Admittedly, if you yourself aren't a flight sim junkie this may not be the most attractive controller in the world, but there's something to be said about a company spending three years studying, crafting, and refining a controller to make it virtually indistinguishable from the real thing. The A-10C's controls were laser-scanned, its button and trigger movements measured to a tenth of a millimeter, and even the force required to depress them was determined to a fraction of a newton/meter. The result is a perfectly balanced, perfectly weighted, and, at nearly 15lbs, perfectly serious piece of kit.

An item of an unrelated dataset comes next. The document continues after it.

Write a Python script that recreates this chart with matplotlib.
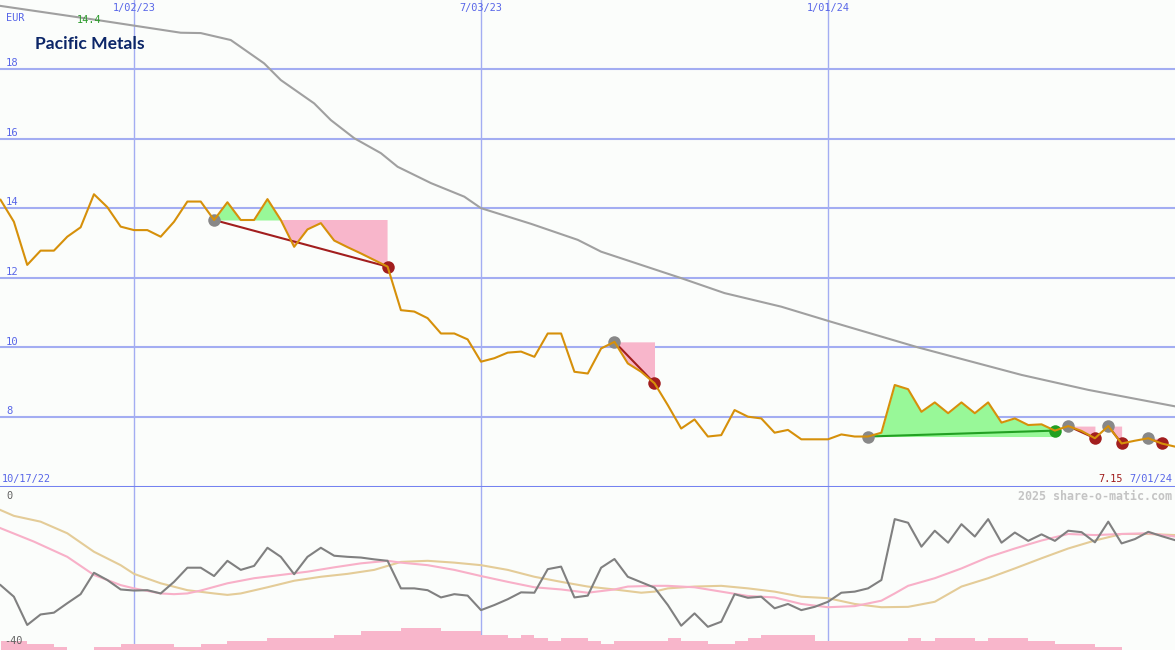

The main stick uses magnetic sensors inside, not potentiometers that will lose accuracy, and has a resolution of 65,536 x 65,536. The separate throttle is split to control both engines individually, and offers detents that tell you when you're about to idle the engines and when you're about to light the afterburner (which can be removed if you're in a non-afterburning jet -- like indeed the A-10C is). There are 51 "action points" including buttons, tophats, rockers, and even a sort of trackball for moving targeting reticules.
The whole package is quite a thing to behold, and holding it back-to-back with the real thing (of which a few were thoughtfully available at this event) proves it has the dimensions and the feel down -- if not quite the heft of the real deal. We took it for a quick flight through some canyons in an F-16 and, though we nearly blacked out a few times and came close to losing our cookies thanks to the over-sensitive head tracking setup, we have to admit the HOTAS was quite a joy to use. Smooth and precise -- but perhaps too serious a weapon for our amateur inputs. The switches can only be said to be military quality, requiring solid force to engage and responding with a positive click -- and yes, they even measured the volume of the click to make sure that matches the real thing.
Thrustmaster will be releasing the HOTAS Warthog this September, just in time for the release of perhaps the most advanced A-10 simulator yet: DCS A-10C
(shown in the video above). The company hasn't decided just how much they're going to charge for the thing, but you can be sure that this sort of precision won't come cheap. It is, however, cheaper than getting out early from a six year minimum service obligation.